◆ What the exercise asks ◆
Repeat the lines below exactly as they appear, but leave out the images.

◆ Source data ◆

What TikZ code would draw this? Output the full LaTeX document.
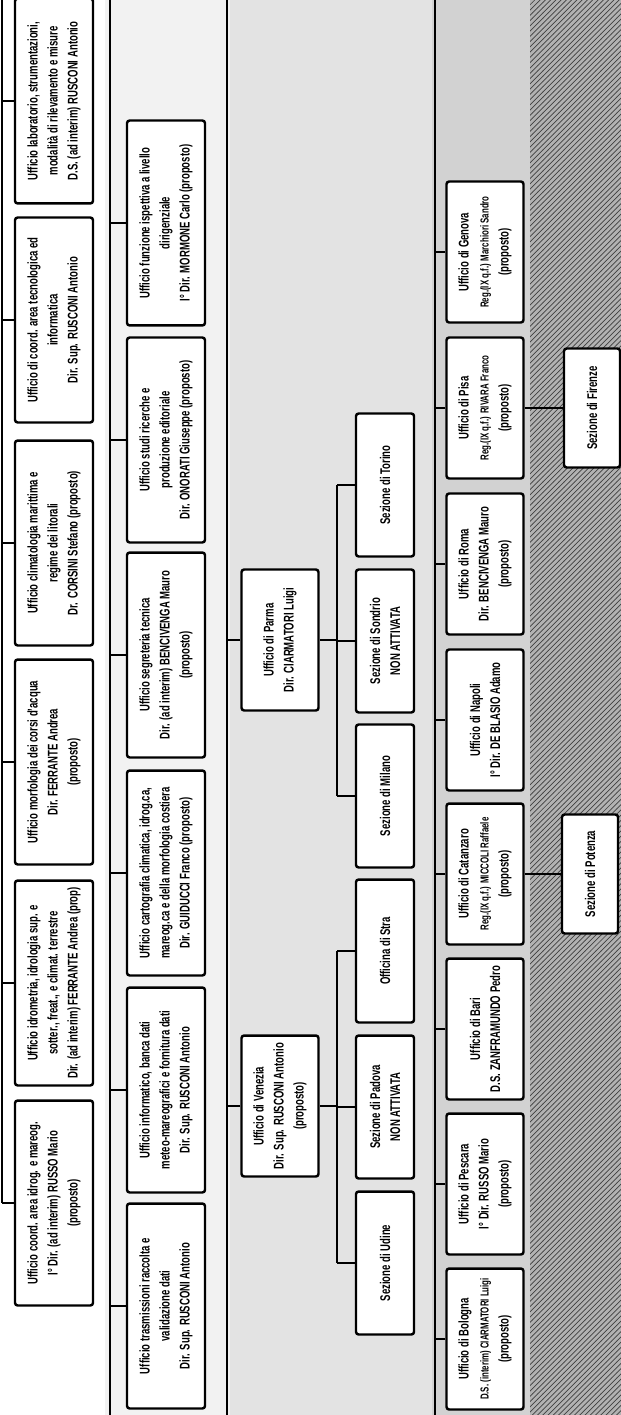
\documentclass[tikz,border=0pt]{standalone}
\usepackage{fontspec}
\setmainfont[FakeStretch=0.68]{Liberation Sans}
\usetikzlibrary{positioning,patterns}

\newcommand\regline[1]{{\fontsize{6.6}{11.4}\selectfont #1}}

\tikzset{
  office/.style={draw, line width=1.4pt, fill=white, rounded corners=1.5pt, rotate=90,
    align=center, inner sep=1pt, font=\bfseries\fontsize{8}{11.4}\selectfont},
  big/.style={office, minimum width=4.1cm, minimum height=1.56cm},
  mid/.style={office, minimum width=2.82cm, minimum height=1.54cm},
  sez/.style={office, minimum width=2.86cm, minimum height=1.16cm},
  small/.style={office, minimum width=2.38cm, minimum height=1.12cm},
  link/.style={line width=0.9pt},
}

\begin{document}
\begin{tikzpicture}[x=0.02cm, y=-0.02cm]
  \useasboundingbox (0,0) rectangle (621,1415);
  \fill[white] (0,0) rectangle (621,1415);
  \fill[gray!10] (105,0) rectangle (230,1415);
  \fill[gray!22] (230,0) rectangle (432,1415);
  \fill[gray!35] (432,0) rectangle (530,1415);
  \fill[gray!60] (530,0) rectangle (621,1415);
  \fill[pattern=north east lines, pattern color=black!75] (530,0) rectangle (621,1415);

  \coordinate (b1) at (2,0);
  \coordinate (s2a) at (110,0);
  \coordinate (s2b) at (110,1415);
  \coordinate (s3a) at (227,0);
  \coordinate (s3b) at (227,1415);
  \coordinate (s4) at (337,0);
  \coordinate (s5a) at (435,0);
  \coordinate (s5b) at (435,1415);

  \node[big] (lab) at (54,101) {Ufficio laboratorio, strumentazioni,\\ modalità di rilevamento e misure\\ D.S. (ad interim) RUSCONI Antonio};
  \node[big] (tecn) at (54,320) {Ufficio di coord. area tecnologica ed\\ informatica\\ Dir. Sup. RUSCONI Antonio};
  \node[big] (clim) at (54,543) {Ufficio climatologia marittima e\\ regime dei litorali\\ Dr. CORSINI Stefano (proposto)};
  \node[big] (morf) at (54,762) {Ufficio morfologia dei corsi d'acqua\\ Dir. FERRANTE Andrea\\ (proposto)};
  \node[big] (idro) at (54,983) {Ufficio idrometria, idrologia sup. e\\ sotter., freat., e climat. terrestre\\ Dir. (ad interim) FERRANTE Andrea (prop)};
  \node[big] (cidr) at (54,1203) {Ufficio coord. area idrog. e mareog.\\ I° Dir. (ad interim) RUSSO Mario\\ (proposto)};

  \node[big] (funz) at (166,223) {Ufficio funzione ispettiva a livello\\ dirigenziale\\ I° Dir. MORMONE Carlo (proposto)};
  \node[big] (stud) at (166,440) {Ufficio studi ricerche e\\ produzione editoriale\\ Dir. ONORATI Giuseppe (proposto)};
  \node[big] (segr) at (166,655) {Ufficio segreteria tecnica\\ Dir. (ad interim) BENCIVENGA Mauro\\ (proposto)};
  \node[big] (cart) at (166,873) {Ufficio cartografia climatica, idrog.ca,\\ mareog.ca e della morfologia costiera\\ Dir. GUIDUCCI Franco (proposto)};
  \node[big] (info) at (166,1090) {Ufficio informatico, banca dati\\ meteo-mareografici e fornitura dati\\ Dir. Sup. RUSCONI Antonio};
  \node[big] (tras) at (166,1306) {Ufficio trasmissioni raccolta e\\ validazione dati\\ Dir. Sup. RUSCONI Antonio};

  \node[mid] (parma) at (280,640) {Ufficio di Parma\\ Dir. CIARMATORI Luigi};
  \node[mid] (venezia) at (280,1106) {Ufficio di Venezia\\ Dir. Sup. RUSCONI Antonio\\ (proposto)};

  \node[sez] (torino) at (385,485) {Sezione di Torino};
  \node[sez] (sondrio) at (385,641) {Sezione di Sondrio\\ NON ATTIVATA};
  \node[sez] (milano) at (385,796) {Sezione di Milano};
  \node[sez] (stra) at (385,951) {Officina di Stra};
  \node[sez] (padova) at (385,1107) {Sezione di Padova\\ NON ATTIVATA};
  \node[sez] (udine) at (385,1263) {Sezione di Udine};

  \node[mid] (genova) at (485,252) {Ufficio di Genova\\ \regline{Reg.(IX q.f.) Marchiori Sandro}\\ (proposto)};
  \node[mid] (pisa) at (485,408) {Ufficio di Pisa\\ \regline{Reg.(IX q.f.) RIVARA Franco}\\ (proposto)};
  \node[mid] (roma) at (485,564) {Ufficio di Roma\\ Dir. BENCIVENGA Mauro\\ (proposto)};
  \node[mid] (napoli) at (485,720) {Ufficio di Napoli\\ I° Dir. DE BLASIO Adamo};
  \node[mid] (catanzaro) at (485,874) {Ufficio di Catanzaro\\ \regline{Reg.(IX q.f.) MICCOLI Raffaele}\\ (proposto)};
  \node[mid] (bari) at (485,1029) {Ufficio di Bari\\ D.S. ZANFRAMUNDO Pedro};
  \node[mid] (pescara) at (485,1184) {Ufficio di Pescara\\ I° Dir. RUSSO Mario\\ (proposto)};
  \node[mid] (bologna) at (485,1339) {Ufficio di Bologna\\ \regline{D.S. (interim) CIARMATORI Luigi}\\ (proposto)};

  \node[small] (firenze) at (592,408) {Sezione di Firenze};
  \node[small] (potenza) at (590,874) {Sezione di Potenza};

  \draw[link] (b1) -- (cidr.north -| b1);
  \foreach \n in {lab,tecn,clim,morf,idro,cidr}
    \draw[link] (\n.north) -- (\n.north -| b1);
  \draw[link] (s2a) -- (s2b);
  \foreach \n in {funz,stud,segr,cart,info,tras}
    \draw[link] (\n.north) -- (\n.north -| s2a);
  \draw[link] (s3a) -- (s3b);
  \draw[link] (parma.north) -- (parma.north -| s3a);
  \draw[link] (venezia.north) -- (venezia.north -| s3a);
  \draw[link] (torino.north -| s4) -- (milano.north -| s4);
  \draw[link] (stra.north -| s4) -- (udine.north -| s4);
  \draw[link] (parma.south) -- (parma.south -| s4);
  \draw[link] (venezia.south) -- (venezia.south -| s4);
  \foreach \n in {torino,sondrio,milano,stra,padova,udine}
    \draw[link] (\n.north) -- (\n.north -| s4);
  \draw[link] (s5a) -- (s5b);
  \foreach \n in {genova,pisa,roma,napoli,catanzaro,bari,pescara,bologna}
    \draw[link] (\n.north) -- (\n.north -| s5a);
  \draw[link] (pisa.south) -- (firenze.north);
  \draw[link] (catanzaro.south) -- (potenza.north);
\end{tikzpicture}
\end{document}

◆ The answer ◆
What TikZ code would draw this? Output the full LaTeX document.
\documentclass[tikz,border=0pt]{standalone}
\usepackage{fontspec}
\setmainfont[FakeStretch=0.68]{Liberation Sans}
\usetikzlibrary{positioning,patterns}

\newcommand\regline[1]{{\fontsize{6.6}{11.4}\selectfont #1}}

\tikzset{
  office/.style={draw, line width=1.4pt, fill=white, rounded corners=1.5pt, rotate=90,
    align=center, inner sep=1pt, font=\bfseries\fontsize{8}{11.4}\selectfont},
  big/.style={office, minimum width=4.1cm, minimum height=1.56cm},
  mid/.style={office, minimum width=2.82cm, minimum height=1.54cm},
  sez/.style={office, minimum width=2.86cm, minimum height=1.16cm},
  small/.style={office, minimum width=2.38cm, minimum height=1.12cm},
  link/.style={line width=0.9pt},
}

\begin{document}
\begin{tikzpicture}[x=0.02cm, y=-0.02cm]
  \useasboundingbox (0,0) rectangle (621,1415);
  \fill[white] (0,0) rectangle (621,1415);
  \fill[gray!10] (105,0) rectangle (230,1415);
  \fill[gray!22] (230,0) rectangle (432,1415);
  \fill[gray!35] (432,0) rectangle (530,1415);
  \fill[gray!60] (530,0) rectangle (621,1415);
  \fill[pattern=north east lines, pattern color=black!75] (530,0) rectangle (621,1415);

  \coordinate (b1) at (2,0);
  \coordinate (s2a) at (110,0);
  \coordinate (s2b) at (110,1415);
  \coordinate (s3a) at (227,0);
  \coordinate (s3b) at (227,1415);
  \coordinate (s4) at (337,0);
  \coordinate (s5a) at (435,0);
  \coordinate (s5b) at (435,1415);

  \node[big] (lab) at (54,101) {Ufficio laboratorio, strumentazioni,\\ modalità di rilevamento e misure\\ D.S. (ad interim) RUSCONI Antonio};
  \node[big] (tecn) at (54,320) {Ufficio di coord. area tecnologica ed\\ informatica\\ Dir. Sup. RUSCONI Antonio};
  \node[big] (clim) at (54,543) {Ufficio climatologia marittima e\\ regime dei litorali\\ Dr. CORSINI Stefano (proposto)};
  \node[big] (morf) at (54,762) {Ufficio morfologia dei corsi d'acqua\\ Dir. FERRANTE Andrea\\ (proposto)};
  \node[big] (idro) at (54,983) {Ufficio idrometria, idrologia sup. e\\ sotter., freat., e climat. terrestre\\ Dir. (ad interim) FERRANTE Andrea (prop)};
  \node[big] (cidr) at (54,1203) {Ufficio coord. area idrog. e mareog.\\ I° Dir. (ad interim) RUSSO Mario\\ (proposto)};

  \node[big] (funz) at (166,223) {Ufficio funzione ispettiva a livello\\ dirigenziale\\ I° Dir. MORMONE Carlo (proposto)};
  \node[big] (stud) at (166,440) {Ufficio studi ricerche e\\ produzione editoriale\\ Dir. ONORATI Giuseppe (proposto)};
  \node[big] (segr) at (166,655) {Ufficio segreteria tecnica\\ Dir. (ad interim) BENCIVENGA Mauro\\ (proposto)};
  \node[big] (cart) at (166,873) {Ufficio cartografia climatica, idrog.ca,\\ mareog.ca e della morfologia costiera\\ Dir. GUIDUCCI Franco (proposto)};
  \node[big] (info) at (166,1090) {Ufficio informatico, banca dati\\ meteo-mareografici e fornitura dati\\ Dir. Sup. RUSCONI Antonio};
  \node[big] (tras) at (166,1306) {Ufficio trasmissioni raccolta e\\ validazione dati\\ Dir. Sup. RUSCONI Antonio};

  \node[mid] (parma) at (280,640) {Ufficio di Parma\\ Dir. CIARMATORI Luigi};
  \node[mid] (venezia) at (280,1106) {Ufficio di Venezia\\ Dir. Sup. RUSCONI Antonio\\ (proposto)};

  \node[sez] (torino) at (385,485) {Sezione di Torino};
  \node[sez] (sondrio) at (385,641) {Sezione di Sondrio\\ NON ATTIVATA};
  \node[sez] (milano) at (385,796) {Sezione di Milano};
  \node[sez] (stra) at (385,951) {Officina di Stra};
  \node[sez] (padova) at (385,1107) {Sezione di Padova\\ NON ATTIVATA};
  \node[sez] (udine) at (385,1263) {Sezione di Udine};

  \node[mid] (genova) at (485,252) {Ufficio di Genova\\ \regline{Reg.(IX q.f.) Marchiori Sandro}\\ (proposto)};
  \node[mid] (pisa) at (485,408) {Ufficio di Pisa\\ \regline{Reg.(IX q.f.) RIVARA Franco}\\ (proposto)};
  \node[mid] (roma) at (485,564) {Ufficio di Roma\\ Dir. BENCIVENGA Mauro\\ (proposto)};
  \node[mid] (napoli) at (485,720) {Ufficio di Napoli\\ I° Dir. DE BLASIO Adamo};
  \node[mid] (catanzaro) at (485,874) {Ufficio di Catanzaro\\ \regline{Reg.(IX q.f.) MICCOLI Raffaele}\\ (proposto)};
  \node[mid] (bari) at (485,1029) {Ufficio di Bari\\ D.S. ZANFRAMUNDO Pedro};
  \node[mid] (pescara) at (485,1184) {Ufficio di Pescara\\ I° Dir. RUSSO Mario\\ (proposto)};
  \node[mid] (bologna) at (485,1339) {Ufficio di Bologna\\ \regline{D.S. (interim) CIARMATORI Luigi}\\ (proposto)};

  \node[small] (firenze) at (592,408) {Sezione di Firenze};
  \node[small] (potenza) at (590,874) {Sezione di Potenza};

  \draw[link] (b1) -- (cidr.north -| b1);
  \foreach \n in {lab,tecn,clim,morf,idro,cidr}
    \draw[link] (\n.north) -- (\n.north -| b1);
  \draw[link] (s2a) -- (s2b);
  \foreach \n in {funz,stud,segr,cart,info,tras}
    \draw[link] (\n.north) -- (\n.north -| s2a);
  \draw[link] (s3a) -- (s3b);
  \draw[link] (parma.north) -- (parma.north -| s3a);
  \draw[link] (venezia.north) -- (venezia.north -| s3a);
  \draw[link] (torino.north -| s4) -- (milano.north -| s4);
  \draw[link] (stra.north -| s4) -- (udine.north -| s4);
  \draw[link] (parma.south) -- (parma.south -| s4);
  \draw[link] (venezia.south) -- (venezia.south -| s4);
  \foreach \n in {torino,sondrio,milano,stra,padova,udine}
    \draw[link] (\n.north) -- (\n.north -| s4);
  \draw[link] (s5a) -- (s5b);
  \foreach \n in {genova,pisa,roma,napoli,catanzaro,bari,pescara,bologna}
    \draw[link] (\n.north) -- (\n.north -| s5a);
  \draw[link] (pisa.south) -- (firenze.north);
  \draw[link] (catanzaro.south) -- (potenza.north);
\end{tikzpicture}
\end{document}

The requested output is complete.